A Samsung Electronics union in South Korea will begin escalating strike action next week by staging the first ever walkout over demands for higher wages, union officials said on Wednesday.
The National Samsung Electronics Union (NSEU), which has about 28,000 members, or more than a fifth of the company’s total workforce, said it will stop work for one day on June 7 as part of broader protest measures.
The announcement was made by union officials at a live-streamed press conference, where they held a banner which read: “We can no longer tolerate labour repression, union repression.”
If the union members collectively take the day off next week, it would mark the first ever walkout by South Korean workers at the world’s top memory chipmaker.
Workers have been intermittently participating in protests in recent weeks outside the company’s offices in the capital city Seoul as well as outside its chip production site in Hwaseong, south of Seoul.
Responding to a decision by the company to increase wages this year by 5.1%, the union has previously said that it wanted an additional day of annual leave as well as transparent performance-based bonuses.
On Wednesday, the union accused the tech giant of failing to bring a compromise plan to negotiations held the previous day.

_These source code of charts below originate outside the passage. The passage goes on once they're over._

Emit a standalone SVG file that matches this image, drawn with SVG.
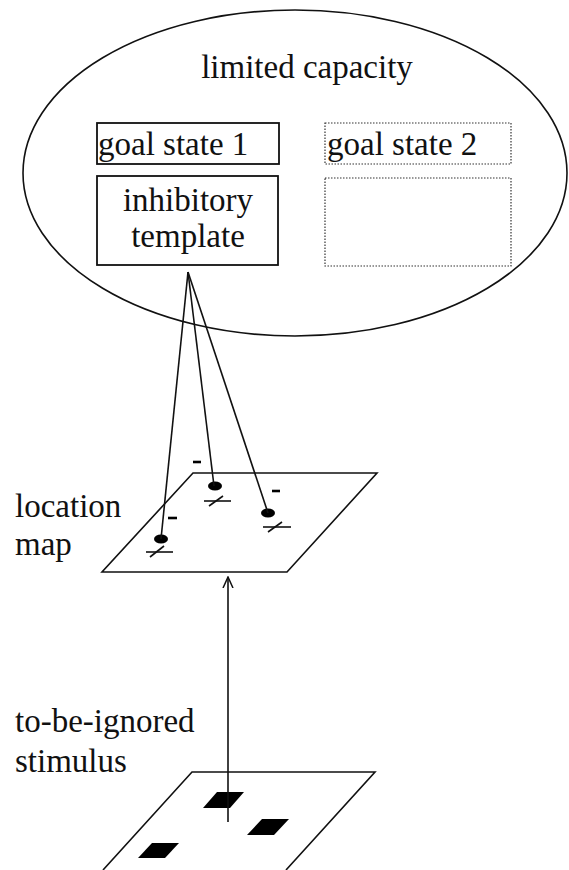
<svg xmlns="http://www.w3.org/2000/svg" width="569" height="870" viewBox="0 0 569 870">
<style>
.t{font-family:'Liberation Serif','Times New Roman',serif;font-size:33px;fill:#111;}
.box{fill:none;stroke:#111;stroke-width:1.8;}
.dot{fill:none;stroke:#333;stroke-width:1.2;stroke-dasharray:1.5,1.5;}
.ln{fill:none;stroke:#111;stroke-width:1.6;}
.blk{fill:#000;}
</style>
<defs>
<marker id="open" viewBox="0 0 12 12" refX="11" refY="6" markerWidth="12" markerHeight="12" markerUnits="userSpaceOnUse" orient="auto">
<path d="M0,1 L11,6 L0,11" fill="none" stroke="#111" stroke-width="1.5"/>
</marker>
</defs>
<rect width="569" height="870" fill="#fff"/>
<g id="limited-capacity">
<ellipse cx="295" cy="173" rx="272" ry="163" class="ln"/>
<text class="t" x="307" y="78" text-anchor="middle">limited capacity</text>
</g>
<g id="goal-state-1">
<rect x="97" y="123" width="182" height="41" class="box"/>
<text class="t" x="98" y="155">goal state 1</text>
</g>
<g id="inhibitory-template">
<rect x="97" y="176" width="181" height="89" class="box"/>
<text class="t" x="188" y="211" text-anchor="middle">inhibitory</text>
<text class="t" x="188" y="247" text-anchor="middle">template</text>
</g>
<g id="goal-state-2">
<rect x="325" y="123" width="186" height="41" class="dot"/>
<text class="t" x="327" y="155">goal state 2</text>
</g>
<g id="empty-slot">
<rect x="325" y="178" width="186" height="88" class="dot"/>
</g>
<g id="location-map">
<polygon points="193,473 377,473 287,572 102,572" class="ln"/>
<text class="t" x="15" y="517">location</text>
<text class="t" x="15" y="555">map</text>
<ellipse cx="161" cy="539" rx="7" ry="4.5" class="blk"/>
<ellipse cx="215" cy="486" rx="7" ry="4.5" class="blk"/>
<ellipse cx="268" cy="513" rx="7" ry="4.5" class="blk"/>
<g class="ln">
<line x1="146" y1="552" x2="173" y2="552"/>
<line x1="150" y1="557" x2="164" y2="546"/>
<line x1="204" y1="501" x2="231" y2="501"/>
<line x1="209" y1="506" x2="223" y2="496"/>
<line x1="263" y1="527" x2="291" y2="527"/>
<line x1="268" y1="532" x2="282" y2="522"/>
</g>
<g stroke="#000" stroke-width="2.6">
<line x1="193" y1="462" x2="201" y2="462"/>
<line x1="272" y1="491" x2="280" y2="491"/>
<line x1="168" y1="518" x2="177" y2="518"/>
</g>
</g>
<g id="stimulus">
<text class="t" x="15" y="732">to-be-ignored</text>
<text class="t" x="15" y="772">stimulus</text>
<polyline points="103,870 192,772 375,772 286,870" class="ln"/>
<polygon points="203,808 217,792 244,792 230,808" class="blk"/>
<polygon points="247,835 262,819 289,819 274,835" class="blk"/>
<polygon points="138,858 152,843 179,843 165,858" class="blk"/>
</g>
<g id="connectors">
<line x1="188" y1="272" x2="161" y2="539" class="ln"/>
<line x1="188" y1="272" x2="214" y2="486" class="ln"/>
<line x1="188" y1="272" x2="268" y2="513" class="ln"/>
<line x1="228" y1="822" x2="228" y2="577" class="ln" marker-end="url(#open)"/>
</g>
</svg>
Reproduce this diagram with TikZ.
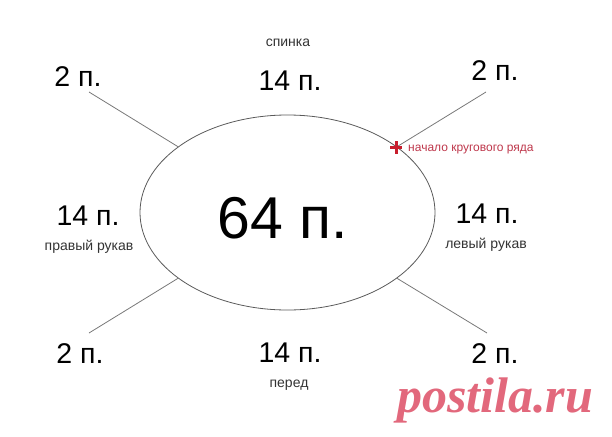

Samsung Electronics said in a statement on Wednesday: “We will sincerely engage in discussions with the union.”
Union officials defended the decision to take industrial action at a time when some parts of Samsung’s business are underperforming.
“The company has been saying they are facing crisis all along for the past 10 year,” Son Woo-mok, president of NSEU told reporters, but added that the firm should not use it as an excuse not to meet its demands.
The union said all company sites across South Korea would be affected by its June 7 action. NSEU is the biggest of five labour unions at South Korea’s tech giant. It is not clear whether other smaller unions plan to join the action.
Responding to Wednesday’s proposed strike, a coalition of five unions at Samsung affiliates including another Samsung Electronics union questioned the intention behind the strike plan, indicating they would not join the move.
The coalition said in a statement it appears to be part of efforts to join a combative umbrella union, rather than to improve workers’ conditions at the tech company.
The strike announcement comes as Samsung, one of the world’s biggest chipmakers and smartphone makers, appears to be faltering in some areas, including cutting-edge semiconductor chips.
Samsung last week replaced the head of its semiconductor unit saying a new person at the top was needed to navigate what it called a “crisis” affecting the chips industry.
More than 2,000 unionised workers of the South Korean technology giant gathered in Seoul last week to hold a rare rally to demand better wages.
Union membership has increased rapidly after Samsung Electronics in 2020 pledged to put an end to its practices of discouraging the growth of organised labour.
Analysts said the rise in union membership reflects workers’ frustration with a recent slump in Samsung’s competitiveness in businesses such as high bandwidth memory (HBM) chips and due to legal issues facing the tech giant.
In one case the company is battling a prosecution appeal of a decision that found Samsung Electronics’ chairman Jay Y. Lee not guilty of fraud and other charges related to a 2015 merger of Samsung companies.
Shares of Samsung Electronics closed down 3.1% on Wednesday, compared with the benchmark KOSPI’s 1.7% fall.